• Dataset section:
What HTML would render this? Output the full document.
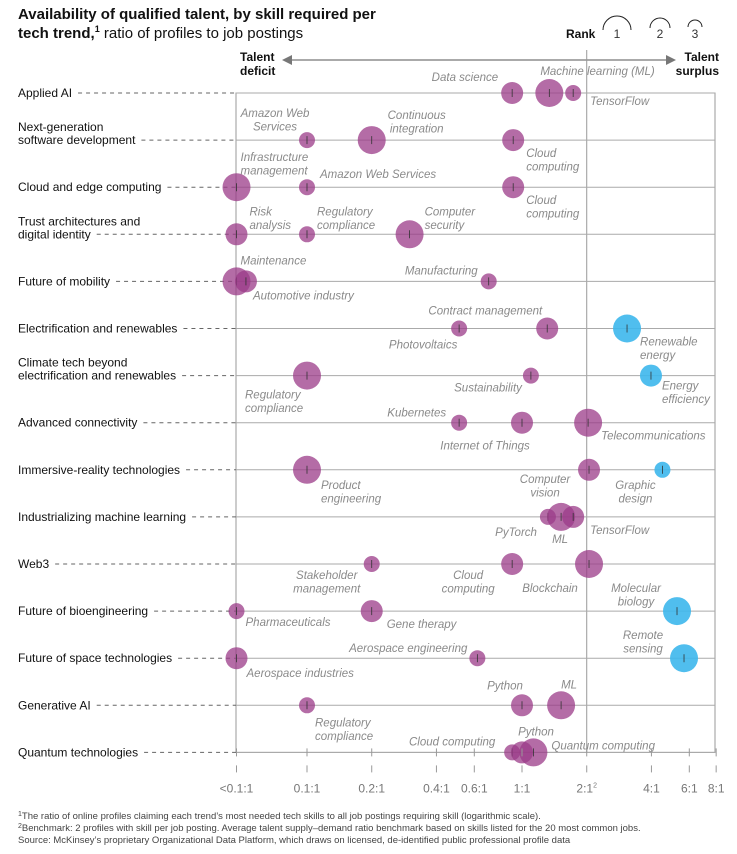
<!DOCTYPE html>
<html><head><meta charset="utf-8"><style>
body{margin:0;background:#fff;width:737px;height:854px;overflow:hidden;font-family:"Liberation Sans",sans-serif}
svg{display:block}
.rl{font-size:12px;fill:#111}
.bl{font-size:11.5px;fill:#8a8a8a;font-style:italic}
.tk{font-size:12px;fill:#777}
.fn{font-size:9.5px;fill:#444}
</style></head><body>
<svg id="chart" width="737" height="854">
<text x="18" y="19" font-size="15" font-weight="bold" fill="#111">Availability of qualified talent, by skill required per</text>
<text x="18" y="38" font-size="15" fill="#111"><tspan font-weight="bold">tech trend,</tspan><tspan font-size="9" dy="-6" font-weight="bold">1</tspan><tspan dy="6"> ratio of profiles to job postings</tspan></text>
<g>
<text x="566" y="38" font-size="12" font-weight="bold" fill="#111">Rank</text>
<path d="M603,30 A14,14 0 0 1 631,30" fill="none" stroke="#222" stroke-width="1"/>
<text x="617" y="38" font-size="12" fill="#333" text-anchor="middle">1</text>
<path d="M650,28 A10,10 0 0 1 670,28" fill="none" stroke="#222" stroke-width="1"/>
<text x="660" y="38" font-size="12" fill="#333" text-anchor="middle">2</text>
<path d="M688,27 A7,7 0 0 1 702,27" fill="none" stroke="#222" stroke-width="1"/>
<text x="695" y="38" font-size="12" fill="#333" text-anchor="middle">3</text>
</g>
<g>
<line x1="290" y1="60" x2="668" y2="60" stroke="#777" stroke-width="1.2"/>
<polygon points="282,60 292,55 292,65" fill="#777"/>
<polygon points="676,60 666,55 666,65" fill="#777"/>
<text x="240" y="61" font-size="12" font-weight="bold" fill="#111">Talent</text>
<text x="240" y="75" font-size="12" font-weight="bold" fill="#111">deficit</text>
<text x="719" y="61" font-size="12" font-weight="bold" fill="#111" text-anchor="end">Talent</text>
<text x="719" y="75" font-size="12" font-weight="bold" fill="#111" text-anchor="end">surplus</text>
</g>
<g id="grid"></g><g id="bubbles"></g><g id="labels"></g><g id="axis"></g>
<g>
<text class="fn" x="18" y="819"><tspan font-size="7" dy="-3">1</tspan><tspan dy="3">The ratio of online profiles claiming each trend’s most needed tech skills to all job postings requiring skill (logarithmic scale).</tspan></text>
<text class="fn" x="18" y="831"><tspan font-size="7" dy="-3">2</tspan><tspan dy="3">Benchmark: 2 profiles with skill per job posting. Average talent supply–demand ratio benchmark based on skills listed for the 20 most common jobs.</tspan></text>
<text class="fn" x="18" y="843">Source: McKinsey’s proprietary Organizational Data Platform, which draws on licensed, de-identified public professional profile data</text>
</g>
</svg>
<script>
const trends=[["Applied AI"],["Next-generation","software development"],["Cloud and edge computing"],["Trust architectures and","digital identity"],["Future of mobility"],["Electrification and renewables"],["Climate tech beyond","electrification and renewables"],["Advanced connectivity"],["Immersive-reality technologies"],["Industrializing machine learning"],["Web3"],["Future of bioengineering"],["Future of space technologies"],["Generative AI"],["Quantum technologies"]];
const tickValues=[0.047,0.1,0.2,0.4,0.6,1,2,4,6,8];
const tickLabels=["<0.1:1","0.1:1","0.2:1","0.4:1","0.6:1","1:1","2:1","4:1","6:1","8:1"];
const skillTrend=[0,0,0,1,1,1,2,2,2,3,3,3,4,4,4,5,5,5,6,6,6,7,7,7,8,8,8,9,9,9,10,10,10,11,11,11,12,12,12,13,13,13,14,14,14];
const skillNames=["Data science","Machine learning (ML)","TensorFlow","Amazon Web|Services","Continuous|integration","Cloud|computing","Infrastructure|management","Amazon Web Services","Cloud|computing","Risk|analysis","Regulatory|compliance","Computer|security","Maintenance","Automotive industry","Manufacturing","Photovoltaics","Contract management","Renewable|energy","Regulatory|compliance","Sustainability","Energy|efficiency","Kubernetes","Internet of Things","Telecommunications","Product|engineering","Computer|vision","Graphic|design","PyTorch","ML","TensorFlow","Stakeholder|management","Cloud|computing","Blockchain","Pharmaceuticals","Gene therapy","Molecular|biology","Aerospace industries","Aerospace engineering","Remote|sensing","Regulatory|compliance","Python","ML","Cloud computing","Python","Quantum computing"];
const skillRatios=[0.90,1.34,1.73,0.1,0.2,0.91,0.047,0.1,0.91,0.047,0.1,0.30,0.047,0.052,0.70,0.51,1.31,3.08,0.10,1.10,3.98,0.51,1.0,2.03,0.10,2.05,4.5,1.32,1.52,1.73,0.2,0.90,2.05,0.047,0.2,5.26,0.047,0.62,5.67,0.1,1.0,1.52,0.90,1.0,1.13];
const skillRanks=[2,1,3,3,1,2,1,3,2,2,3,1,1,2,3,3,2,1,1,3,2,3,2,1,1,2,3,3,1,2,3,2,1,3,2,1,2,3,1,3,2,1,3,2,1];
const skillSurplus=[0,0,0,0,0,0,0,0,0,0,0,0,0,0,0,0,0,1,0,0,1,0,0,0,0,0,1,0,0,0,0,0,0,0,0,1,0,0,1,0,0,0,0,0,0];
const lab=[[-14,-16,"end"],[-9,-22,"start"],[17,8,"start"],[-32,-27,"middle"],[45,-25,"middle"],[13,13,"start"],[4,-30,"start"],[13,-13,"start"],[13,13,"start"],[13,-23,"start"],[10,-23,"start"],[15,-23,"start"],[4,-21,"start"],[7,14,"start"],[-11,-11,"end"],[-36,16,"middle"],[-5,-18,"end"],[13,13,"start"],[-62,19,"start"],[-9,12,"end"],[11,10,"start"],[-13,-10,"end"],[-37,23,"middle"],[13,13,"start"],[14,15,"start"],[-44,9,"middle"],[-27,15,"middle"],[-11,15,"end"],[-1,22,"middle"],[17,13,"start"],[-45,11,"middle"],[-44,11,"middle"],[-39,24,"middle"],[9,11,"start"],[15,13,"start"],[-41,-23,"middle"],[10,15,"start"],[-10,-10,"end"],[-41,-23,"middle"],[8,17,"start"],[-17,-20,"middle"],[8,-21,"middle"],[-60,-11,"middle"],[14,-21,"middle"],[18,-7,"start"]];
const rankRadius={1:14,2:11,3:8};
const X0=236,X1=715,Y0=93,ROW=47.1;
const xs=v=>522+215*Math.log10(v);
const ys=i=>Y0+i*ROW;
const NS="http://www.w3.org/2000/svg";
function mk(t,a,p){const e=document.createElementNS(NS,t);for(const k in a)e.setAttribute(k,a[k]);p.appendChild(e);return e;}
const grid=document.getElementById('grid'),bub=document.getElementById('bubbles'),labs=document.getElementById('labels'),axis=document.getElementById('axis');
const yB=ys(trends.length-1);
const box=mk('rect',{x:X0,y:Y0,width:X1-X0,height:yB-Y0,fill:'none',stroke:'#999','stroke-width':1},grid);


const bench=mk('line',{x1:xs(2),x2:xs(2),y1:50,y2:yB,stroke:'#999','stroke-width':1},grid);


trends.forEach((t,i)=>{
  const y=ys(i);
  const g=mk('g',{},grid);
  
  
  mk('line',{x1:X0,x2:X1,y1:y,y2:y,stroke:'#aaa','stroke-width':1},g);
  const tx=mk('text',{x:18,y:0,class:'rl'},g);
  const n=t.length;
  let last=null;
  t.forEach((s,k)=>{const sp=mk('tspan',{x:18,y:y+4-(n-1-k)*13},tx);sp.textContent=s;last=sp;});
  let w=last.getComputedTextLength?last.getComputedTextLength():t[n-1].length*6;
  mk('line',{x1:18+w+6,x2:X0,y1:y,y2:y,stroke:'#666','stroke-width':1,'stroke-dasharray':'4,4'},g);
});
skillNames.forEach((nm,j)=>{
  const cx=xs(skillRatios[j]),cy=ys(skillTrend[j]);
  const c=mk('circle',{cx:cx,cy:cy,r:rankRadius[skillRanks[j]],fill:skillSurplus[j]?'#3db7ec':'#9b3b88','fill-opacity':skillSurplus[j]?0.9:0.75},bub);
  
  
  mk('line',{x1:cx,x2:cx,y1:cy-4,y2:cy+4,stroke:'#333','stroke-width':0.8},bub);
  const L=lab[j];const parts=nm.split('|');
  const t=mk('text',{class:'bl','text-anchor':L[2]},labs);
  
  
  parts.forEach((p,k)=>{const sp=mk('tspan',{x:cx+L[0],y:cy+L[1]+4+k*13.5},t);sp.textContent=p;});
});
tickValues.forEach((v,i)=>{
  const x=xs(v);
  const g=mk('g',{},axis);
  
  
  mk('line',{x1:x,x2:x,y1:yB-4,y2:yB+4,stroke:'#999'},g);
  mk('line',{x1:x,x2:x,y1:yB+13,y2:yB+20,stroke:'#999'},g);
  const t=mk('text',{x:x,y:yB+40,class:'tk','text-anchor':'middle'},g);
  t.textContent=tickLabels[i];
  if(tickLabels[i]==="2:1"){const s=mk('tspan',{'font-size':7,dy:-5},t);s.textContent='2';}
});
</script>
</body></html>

• Problem requirements: Tell how many lines hold the string "document", giving the number and nothing else.

• Finished answer: 3